Map your regulatory exposure. Know which states your organization operates in and which licensing bodies govern your workforce. A staffing agency with nurses in 30 states and real estate agents in 5 has very different compliance needs than a mortgage company licensed in 12 states.
Automate deadline tracking. Manual spreadsheets break down quickly when you’re tracking hundreds of licenses across professions with different renewal cycles. The License Guide API provides programmatic access to licensing requirements across professions and states.
Understand reciprocity and portability. The NLC compact, real estate reciprocity agreements, and NMLS multi-state licensing all reduce burden — but only if you know the rules. Our cross-industry guides break down these systems by profession.
Plan for the gaps. California has no real estate reciprocity and isn’t in the nursing compact. New York isn’t in the compact either. These high-population states create outsized compliance work for organizations operating nationally.
How are these systems evolving?
The trend across all three professions is toward greater portability, but progress is uneven.
Nursing is furthest along. The NLC has expanded from 25 states in 2018 to 41 in 2026, and several more have pending legislation. The compact model is being replicated across other healthcare professions.

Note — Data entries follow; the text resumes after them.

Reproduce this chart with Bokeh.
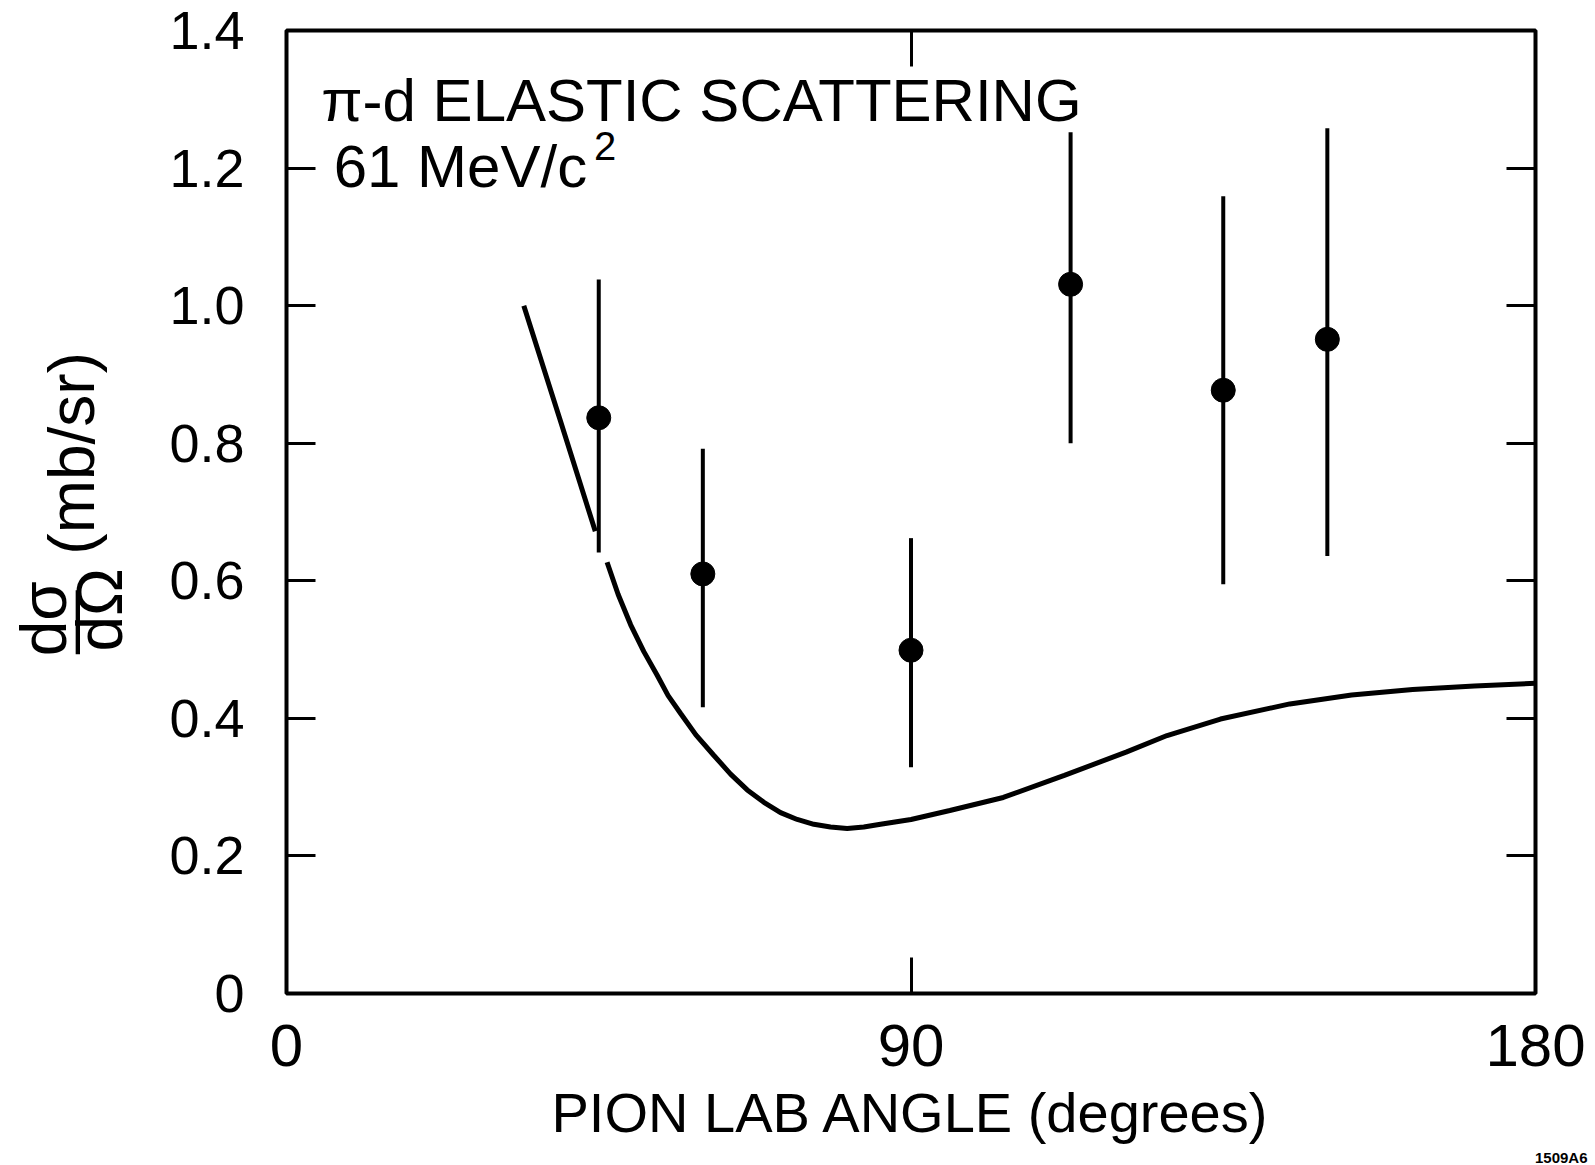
from bokeh.plotting import figure
from bokeh.models import Range1d, LinearAxis, FixedTicker, Label, Title
from bokeh.embed import file_html
from bokeh.resources import INLINE

# ---------------- data ----------------
angle_deg = [45, 60, 90, 113, 135, 150]
cross_section = [0.837, 0.610, 0.499, 1.031, 0.877, 0.951]
err_upper = [1.038, 0.792, 0.662, 1.252, 1.159, 1.258]
err_lower = [0.641, 0.416, 0.329, 0.800, 0.595, 0.636]

theory_a_x = [34.2, 39.3, 44.5]
theory_a_y = [1.000, 0.838, 0.672]

theory_b_x = [46.2, 47.8, 49.6, 51.5, 53.4, 55.0, 56.8, 59.0, 61.6, 64.0, 66.4, 68.8, 71.2,
              73.6, 76.0, 78.4, 80.8, 83.2, 85.6, 90.0, 95.6, 103.3, 112.1, 121.0, 126.9,
              134.6, 144.6, 153.5, 162.3, 171.2, 180.0]
theory_b_y = [0.627, 0.580, 0.536, 0.497, 0.463, 0.433, 0.407, 0.376, 0.346, 0.319, 0.296,
              0.278, 0.263, 0.253, 0.246, 0.242, 0.240, 0.242, 0.246, 0.253, 0.266, 0.285,
              0.317, 0.351, 0.375, 0.399, 0.421, 0.434, 0.442, 0.447, 0.451]

y_ticks = [0, 0.2, 0.4, 0.6, 0.8, 1.0, 1.2, 1.4]
y_tick_labels = ["0", "0.2", "0.4", "0.6", "0.8", "1.0", "1.2", "1.4"]
x_ticks = [0, 90, 180]
x_tick_labels = ["0", "90", "180"]

FONT = "Liberation Sans"
NB = "\u00a0"
y_label = (NB + "dσ" + NB * 13 + "\n" +
           NB + "—" + NB * 2 + "(mb/sr)" + "\n" +
           NB + "dΩ" + NB * 12)

p = figure(width=1595, height=1165,
           x_range=Range1d(0, 180), y_range=Range1d(0, 1.4),
           output_backend="svg", toolbar_location=None,
           x_axis_location=None, y_axis_location=None,
           min_border_left=286, min_border_right=60,
           min_border_top=30, min_border_bottom=170)
p.background_fill_color = "white"
p.border_fill_color = "white"
p.outline_line_color = "black"
p.outline_line_width = 4
p.xgrid.visible = False
p.ygrid.visible = False

def style_axis(ax, tick_len, labels=True, size="56px", standoff=40):
    ax.axis_line_color = None
    ax.major_tick_in = tick_len
    ax.major_tick_out = 0
    ax.minor_tick_in = 0
    ax.minor_tick_out = 0
    ax.major_tick_line_width = 3
    ax.major_tick_line_color = "black"
    ax.major_label_text_font = FONT
    ax.major_label_standoff = standoff
    if labels:
        ax.major_label_text_font_size = size
        ax.major_label_text_color = "black"
    else:
        ax.major_label_text_font_size = "1px"
        ax.major_label_text_color = None

left = LinearAxis(ticker=FixedTicker(ticks=y_ticks),
                  major_label_overrides={t: s for t, s in zip(y_ticks, y_tick_labels)},
                  axis_label=y_label)
style_axis(left, 29, True, "54px", 42)
left.axis_label_text_font = FONT
left.axis_label_text_font_size = "64px"
left.axis_label_text_font_style = "normal"
left.axis_label_text_color = "black"
left.axis_label_text_line_height = 0.39
left.axis_label_standoff = 30
p.add_layout(left, "left")

right = LinearAxis(ticker=FixedTicker(ticks=y_ticks))
style_axis(right, 29, False)
p.add_layout(right, "right")

bottom = LinearAxis(ticker=FixedTicker(ticks=x_ticks),
                    major_label_overrides={t: s for t, s in zip(x_ticks, x_tick_labels)},
                    axis_label="PION LAB ANGLE (degrees)")
style_axis(bottom, 36, True, "60px", 31)
bottom.axis_label_text_font = FONT
bottom.axis_label_text_font_size = "56px"
bottom.axis_label_text_font_style = "normal"
bottom.axis_label_text_color = "black"
bottom.axis_label_standoff = 12
p.add_layout(bottom, "below")

top = LinearAxis(ticker=FixedTicker(ticks=[90]))
style_axis(top, 36, False)
p.add_layout(top, "above")

p.add_layout(Title(text="1509A6", align="right", offset=-52, standoff=0,
                   text_font=FONT, text_font_size="15px", text_font_style="bold",
                   text_color="black"), "below")

# theory curve (two drawn pieces)
p.line(theory_a_x, theory_a_y, line_color="black", line_width=5)
p.line(theory_b_x, theory_b_y, line_color="black", line_width=5)

# data with error bars
p.segment(x0=angle_deg, y0=err_lower, x1=angle_deg, y1=err_upper,
          line_color="black", line_width=4)
p.scatter(angle_deg, cross_section, size=24, fill_color="black", line_color="black")

# title text inside the frame
p.add_layout(Label(x=5.0, y=1.298, text="π-d ELASTIC SCATTERING",
                   text_font=FONT, text_font_size="60px", text_color="black",
                   text_baseline="alphabetic", text_align="left"))
p.add_layout(Label(x=6.8, y=1.202, text="61 MeV/c",
                   text_font=FONT, text_font_size="60px", text_color="black",
                   text_baseline="alphabetic", text_align="left"))
p.add_layout(Label(x=44.3, y=1.232, text="2",
                   text_font=FONT, text_font_size="40px", text_color="black",
                   text_baseline="alphabetic", text_align="left"))

open("out.html", "w").write(file_html(p, INLINE))
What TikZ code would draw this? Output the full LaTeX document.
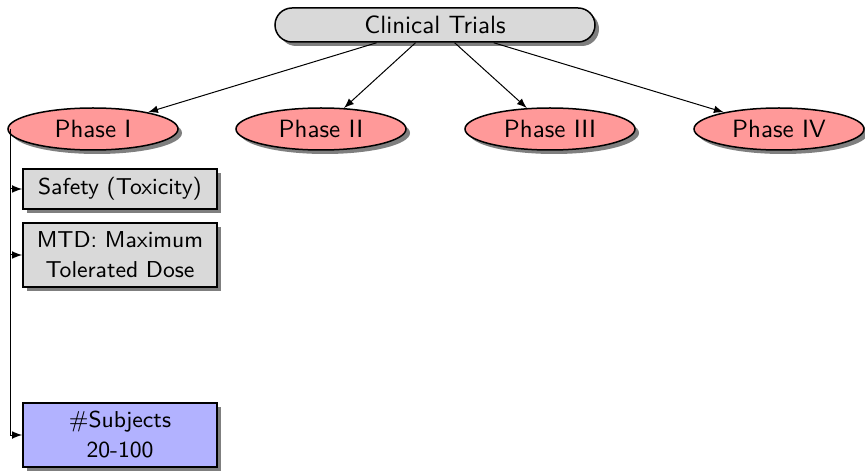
\documentclass[tikz,border=0pt]{standalone}
\usetikzlibrary{shapes.geometric,shadows,calc,arrows}
\begin{document}
\begin{tikzpicture}[x=0.4pt,y=0.4pt,font=\sffamily,
  myshadow/.style={drop shadow={shadow xshift=1.6pt,shadow yshift=-1.6pt,fill=black,opacity=.5}},
  topbox/.style={draw,semithick,rounded corners=6.8pt,fill=black!15,minimum width=128pt,minimum height=13.6pt,inner sep=0pt,myshadow},
  phase/.style={draw,semithick,ellipse,fill=red!40,minimum width=68pt,minimum height=16.8pt,inner sep=0pt,myshadow},
  infobox/.style={draw,semithick,fill=black!15,text width=73.6pt,align=center,inner sep=2pt,minimum width=77.6pt,font=\sffamily\fontsize{9.2}{12}\selectfont,myshadow},
  subjbox/.style={infobox,fill=blue!30},
  link/.style={-latex,thin}]
\useasboundingbox (0,0) rectangle (865,-472);
\node[topbox] (ct) at (435,-25) {Clinical Trials};
\node[phase] (p1) at (93,-129) {Phase I};
\node[phase] (p2) at (321,-129) {Phase II};
\node[phase] (p3) at (550,-129) {Phase III};
\node[phase] (p4) at (779,-129) {Phase IV};
\node[infobox,minimum height=16pt] (s1) at (120,-189) {Safety (Toxicity)};
\node[infobox,minimum height=25.6pt] (s2) at (120,-255) {MTD: Maximum\\Tolerated Dose};
\node[subjbox,minimum height=25.6pt] (s3) at (120,-435) {\#Subjects\\20-100};
\foreach \p in {p1,p2,p3,p4} \draw[link] (ct) -- (\p);
\coordinate (pw) at ($(p1.west)+(1.2pt,0)$);
\foreach \s in {s1,s2,s3} \draw[link] (pw) |- (\s.west);
\end{tikzpicture}
\end{document}
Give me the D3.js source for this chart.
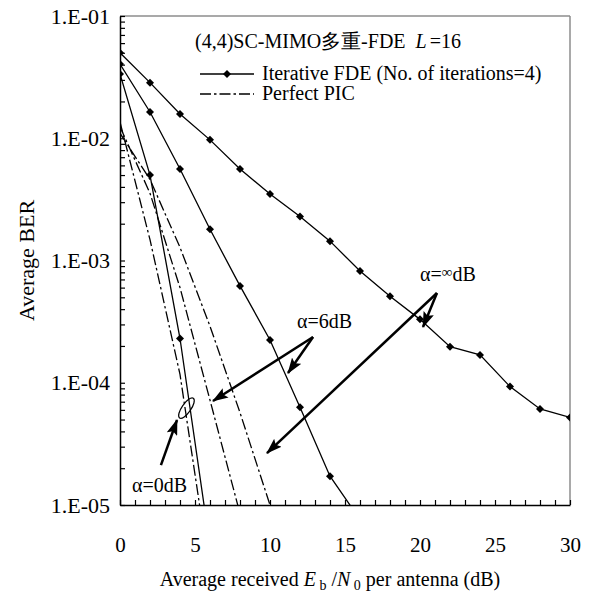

Real estate remains stuck. Despite industry calls for a national license or compact system, the fragmented state commission structure has resisted standardization. ARELLO (Association of Real Estate License Law Officials) coordinates across states but has no authority to mandate uniformity.
MLO licensing benefits from NMLS centralization but still requires individual state applications. The CSBS (Conference of State Bank Supervisors) has pushed for more uniformity, and the NMLS platform makes multi-state licensing procedurally simpler even when requirements differ.
For compliance teams, the practical takeaway is this: build flexible tracking systems that can handle varying requirements rather than betting on regulatory convergence. The differences across these professions aren’t going away soon.